§ What is needed
In the listing below, pick out lines with "Convert".

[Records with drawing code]
····················
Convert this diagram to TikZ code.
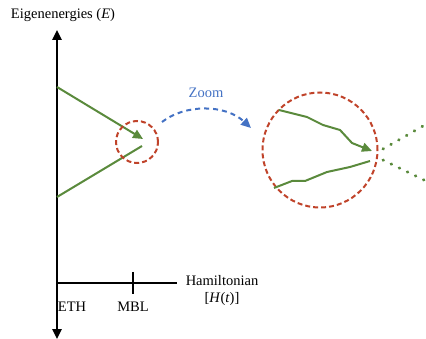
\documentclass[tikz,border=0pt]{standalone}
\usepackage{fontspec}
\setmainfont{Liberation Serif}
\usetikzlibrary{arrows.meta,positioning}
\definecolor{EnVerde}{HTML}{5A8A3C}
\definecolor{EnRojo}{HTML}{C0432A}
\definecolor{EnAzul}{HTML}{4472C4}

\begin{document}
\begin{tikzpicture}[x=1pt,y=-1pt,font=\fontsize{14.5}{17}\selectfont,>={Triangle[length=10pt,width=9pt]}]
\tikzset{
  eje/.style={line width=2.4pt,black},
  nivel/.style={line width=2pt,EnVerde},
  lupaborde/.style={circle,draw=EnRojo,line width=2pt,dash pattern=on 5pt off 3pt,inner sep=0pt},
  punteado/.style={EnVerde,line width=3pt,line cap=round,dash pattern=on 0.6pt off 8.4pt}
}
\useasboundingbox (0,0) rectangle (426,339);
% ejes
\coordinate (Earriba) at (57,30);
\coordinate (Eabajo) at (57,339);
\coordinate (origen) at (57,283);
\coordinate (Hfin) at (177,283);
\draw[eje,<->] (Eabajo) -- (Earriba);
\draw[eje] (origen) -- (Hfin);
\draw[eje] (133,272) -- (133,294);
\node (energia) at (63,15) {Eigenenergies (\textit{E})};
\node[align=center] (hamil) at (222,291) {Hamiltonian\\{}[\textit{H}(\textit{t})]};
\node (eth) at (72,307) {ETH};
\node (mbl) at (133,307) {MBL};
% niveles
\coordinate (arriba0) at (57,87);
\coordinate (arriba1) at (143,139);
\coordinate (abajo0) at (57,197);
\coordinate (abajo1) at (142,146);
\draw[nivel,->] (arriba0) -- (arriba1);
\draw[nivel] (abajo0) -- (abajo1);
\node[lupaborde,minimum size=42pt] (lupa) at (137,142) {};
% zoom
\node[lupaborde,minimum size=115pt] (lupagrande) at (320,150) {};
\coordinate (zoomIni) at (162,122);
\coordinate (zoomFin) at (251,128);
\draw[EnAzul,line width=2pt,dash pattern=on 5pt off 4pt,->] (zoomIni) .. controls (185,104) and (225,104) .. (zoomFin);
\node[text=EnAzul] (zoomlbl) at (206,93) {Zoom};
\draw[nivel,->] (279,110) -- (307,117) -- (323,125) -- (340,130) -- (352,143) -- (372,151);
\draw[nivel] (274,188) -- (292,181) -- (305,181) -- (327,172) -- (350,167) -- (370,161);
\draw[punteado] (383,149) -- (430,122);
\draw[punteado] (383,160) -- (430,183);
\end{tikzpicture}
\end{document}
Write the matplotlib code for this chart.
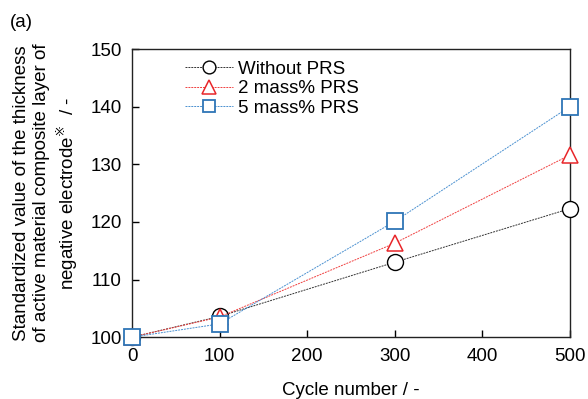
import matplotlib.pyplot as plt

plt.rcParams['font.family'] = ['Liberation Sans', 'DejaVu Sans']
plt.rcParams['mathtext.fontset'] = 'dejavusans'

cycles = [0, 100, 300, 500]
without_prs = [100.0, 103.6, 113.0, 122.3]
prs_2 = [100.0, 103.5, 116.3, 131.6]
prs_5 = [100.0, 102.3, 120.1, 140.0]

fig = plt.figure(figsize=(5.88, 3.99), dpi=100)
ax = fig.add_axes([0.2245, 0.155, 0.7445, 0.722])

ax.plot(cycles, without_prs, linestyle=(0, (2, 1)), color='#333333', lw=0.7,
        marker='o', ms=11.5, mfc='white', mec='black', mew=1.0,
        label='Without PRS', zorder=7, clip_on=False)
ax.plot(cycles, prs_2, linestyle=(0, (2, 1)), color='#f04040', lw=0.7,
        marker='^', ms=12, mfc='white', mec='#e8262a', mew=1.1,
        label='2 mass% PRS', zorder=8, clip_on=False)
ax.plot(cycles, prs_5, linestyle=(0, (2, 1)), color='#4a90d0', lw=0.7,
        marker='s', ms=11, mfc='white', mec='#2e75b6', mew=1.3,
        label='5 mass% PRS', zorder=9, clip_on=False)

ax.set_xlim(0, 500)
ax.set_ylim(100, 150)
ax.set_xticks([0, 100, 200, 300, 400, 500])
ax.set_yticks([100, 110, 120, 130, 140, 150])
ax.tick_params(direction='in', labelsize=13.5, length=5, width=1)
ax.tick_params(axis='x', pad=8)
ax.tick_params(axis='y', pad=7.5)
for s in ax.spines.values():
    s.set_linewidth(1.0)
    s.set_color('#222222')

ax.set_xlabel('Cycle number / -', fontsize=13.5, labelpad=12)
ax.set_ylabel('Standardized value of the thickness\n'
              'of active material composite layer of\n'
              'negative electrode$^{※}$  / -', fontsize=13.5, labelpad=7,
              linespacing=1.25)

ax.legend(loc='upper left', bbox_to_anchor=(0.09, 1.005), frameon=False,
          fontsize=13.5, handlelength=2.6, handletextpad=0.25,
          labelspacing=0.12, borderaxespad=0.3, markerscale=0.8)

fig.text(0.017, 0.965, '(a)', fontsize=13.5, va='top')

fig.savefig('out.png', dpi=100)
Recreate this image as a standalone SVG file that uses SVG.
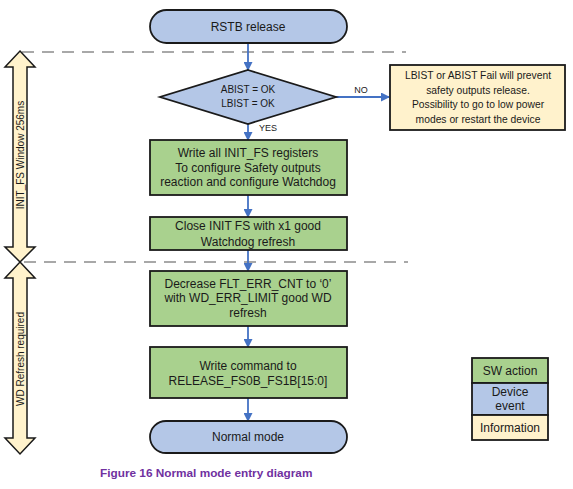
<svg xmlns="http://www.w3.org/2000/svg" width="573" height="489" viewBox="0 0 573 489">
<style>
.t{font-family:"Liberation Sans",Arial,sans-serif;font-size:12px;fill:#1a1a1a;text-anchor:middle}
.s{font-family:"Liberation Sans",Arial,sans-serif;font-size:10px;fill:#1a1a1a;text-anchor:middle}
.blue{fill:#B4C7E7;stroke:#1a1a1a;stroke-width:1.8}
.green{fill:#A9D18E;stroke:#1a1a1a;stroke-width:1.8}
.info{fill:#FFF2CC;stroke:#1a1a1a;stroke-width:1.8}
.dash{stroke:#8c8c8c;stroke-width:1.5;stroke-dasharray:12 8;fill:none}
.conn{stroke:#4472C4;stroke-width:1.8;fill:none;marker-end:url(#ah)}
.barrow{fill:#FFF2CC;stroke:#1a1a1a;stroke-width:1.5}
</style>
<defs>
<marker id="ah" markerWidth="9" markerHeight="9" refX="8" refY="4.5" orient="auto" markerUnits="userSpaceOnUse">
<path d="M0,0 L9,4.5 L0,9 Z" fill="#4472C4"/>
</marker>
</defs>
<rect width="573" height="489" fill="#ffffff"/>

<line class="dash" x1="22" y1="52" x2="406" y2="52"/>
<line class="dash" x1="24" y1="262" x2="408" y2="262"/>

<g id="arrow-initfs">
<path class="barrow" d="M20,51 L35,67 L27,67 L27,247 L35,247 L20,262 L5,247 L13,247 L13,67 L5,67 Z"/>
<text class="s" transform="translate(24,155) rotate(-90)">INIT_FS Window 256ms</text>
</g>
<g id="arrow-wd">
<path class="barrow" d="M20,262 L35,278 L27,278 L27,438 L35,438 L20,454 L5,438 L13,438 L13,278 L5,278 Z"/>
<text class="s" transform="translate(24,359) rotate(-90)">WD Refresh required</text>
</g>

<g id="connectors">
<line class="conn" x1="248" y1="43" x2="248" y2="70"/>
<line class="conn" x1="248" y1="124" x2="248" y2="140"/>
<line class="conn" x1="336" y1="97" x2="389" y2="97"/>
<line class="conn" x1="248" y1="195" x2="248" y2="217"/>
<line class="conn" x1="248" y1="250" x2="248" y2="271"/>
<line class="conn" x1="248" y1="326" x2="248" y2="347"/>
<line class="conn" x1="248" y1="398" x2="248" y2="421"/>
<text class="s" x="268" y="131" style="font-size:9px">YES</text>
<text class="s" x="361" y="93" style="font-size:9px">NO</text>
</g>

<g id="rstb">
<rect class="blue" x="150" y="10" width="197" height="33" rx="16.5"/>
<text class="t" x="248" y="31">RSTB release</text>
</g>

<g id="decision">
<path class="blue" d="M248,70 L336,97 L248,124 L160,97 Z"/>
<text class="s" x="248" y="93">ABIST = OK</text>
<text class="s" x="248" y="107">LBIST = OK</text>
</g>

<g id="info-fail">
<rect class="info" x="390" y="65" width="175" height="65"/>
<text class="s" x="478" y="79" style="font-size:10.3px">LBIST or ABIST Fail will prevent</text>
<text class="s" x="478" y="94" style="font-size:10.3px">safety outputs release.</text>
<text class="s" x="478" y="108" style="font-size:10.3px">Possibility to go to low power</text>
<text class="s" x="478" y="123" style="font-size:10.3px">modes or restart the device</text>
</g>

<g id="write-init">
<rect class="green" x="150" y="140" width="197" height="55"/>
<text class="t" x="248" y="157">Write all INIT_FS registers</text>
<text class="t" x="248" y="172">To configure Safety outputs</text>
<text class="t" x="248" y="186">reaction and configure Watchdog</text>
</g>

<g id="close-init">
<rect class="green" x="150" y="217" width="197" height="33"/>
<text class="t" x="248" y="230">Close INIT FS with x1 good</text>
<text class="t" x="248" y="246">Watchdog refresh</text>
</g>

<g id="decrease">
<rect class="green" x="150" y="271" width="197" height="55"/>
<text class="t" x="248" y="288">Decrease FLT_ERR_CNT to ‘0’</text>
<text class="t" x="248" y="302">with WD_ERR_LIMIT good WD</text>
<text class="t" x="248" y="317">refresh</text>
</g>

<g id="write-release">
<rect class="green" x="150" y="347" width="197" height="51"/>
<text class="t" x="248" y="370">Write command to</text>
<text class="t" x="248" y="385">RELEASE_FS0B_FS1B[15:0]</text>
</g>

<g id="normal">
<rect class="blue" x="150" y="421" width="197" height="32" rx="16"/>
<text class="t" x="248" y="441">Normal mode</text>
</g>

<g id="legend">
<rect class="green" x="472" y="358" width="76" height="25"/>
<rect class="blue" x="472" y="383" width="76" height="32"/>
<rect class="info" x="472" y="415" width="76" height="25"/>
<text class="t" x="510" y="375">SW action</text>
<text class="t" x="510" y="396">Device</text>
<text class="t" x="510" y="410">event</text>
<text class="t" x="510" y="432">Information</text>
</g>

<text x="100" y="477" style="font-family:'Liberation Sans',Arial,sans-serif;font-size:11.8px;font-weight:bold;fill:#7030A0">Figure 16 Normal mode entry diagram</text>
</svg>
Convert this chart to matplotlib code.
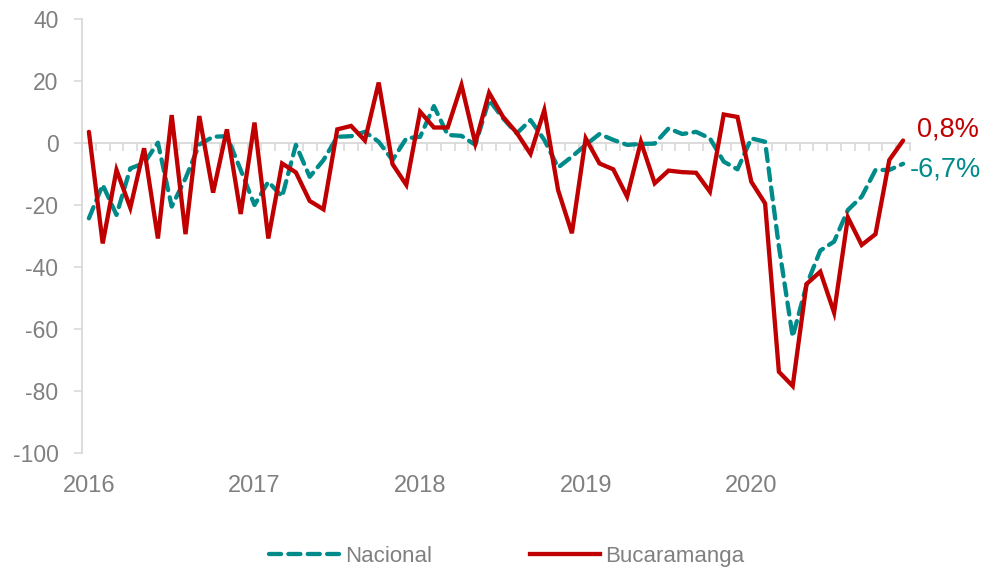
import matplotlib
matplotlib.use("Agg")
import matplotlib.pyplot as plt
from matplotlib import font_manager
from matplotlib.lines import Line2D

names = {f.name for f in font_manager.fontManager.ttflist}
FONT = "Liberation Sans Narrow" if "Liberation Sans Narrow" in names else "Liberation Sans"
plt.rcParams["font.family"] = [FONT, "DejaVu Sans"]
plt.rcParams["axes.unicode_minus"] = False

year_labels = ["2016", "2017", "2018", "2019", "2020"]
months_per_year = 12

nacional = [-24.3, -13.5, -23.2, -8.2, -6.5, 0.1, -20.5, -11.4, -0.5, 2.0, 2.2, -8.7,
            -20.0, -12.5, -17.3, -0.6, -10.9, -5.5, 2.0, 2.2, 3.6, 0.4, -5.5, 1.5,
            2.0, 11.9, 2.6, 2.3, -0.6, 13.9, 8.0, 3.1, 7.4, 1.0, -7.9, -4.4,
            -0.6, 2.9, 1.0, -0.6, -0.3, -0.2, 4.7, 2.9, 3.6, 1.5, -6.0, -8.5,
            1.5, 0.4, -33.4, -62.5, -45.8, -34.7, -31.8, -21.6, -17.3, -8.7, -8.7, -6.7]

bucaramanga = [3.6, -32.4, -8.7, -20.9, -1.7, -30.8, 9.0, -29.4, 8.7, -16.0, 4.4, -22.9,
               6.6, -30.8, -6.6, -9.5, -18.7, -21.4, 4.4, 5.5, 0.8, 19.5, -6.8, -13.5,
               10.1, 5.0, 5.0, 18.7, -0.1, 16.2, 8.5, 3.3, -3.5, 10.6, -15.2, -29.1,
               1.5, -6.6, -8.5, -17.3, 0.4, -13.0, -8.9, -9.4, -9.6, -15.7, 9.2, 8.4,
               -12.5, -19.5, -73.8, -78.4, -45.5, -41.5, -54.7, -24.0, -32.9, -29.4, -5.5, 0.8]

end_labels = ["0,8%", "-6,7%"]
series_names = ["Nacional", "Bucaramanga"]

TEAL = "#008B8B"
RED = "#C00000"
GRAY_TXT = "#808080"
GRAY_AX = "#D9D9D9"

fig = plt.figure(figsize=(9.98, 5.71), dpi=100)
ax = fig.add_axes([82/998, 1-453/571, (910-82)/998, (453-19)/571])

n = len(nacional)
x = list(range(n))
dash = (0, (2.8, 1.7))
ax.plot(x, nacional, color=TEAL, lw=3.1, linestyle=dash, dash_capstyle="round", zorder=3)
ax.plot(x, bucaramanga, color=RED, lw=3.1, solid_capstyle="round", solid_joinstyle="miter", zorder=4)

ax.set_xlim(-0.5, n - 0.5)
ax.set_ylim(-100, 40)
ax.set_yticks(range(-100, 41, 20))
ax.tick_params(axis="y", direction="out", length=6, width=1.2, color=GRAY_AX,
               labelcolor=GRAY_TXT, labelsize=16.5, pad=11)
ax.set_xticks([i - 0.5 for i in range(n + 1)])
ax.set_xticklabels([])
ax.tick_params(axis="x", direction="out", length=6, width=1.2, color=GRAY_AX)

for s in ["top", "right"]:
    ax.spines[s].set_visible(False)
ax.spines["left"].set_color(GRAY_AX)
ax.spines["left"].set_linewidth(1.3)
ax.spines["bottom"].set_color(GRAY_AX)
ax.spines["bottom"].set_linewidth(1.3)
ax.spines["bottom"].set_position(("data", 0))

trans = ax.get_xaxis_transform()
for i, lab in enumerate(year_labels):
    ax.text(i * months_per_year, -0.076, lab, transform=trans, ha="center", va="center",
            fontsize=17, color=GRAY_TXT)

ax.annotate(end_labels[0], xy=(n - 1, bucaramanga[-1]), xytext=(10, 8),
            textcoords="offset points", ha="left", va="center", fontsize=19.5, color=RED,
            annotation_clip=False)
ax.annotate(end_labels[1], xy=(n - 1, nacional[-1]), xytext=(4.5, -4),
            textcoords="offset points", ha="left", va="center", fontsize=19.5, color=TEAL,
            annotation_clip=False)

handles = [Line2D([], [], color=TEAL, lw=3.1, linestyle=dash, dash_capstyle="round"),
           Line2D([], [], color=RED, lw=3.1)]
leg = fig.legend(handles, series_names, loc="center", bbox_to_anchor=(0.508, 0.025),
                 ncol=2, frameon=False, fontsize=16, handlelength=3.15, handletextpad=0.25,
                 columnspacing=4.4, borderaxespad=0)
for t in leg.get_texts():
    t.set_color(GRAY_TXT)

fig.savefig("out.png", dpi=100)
····················
§ The response
Convert this diagram to TikZ code.
Convert this chart to matplotlib code.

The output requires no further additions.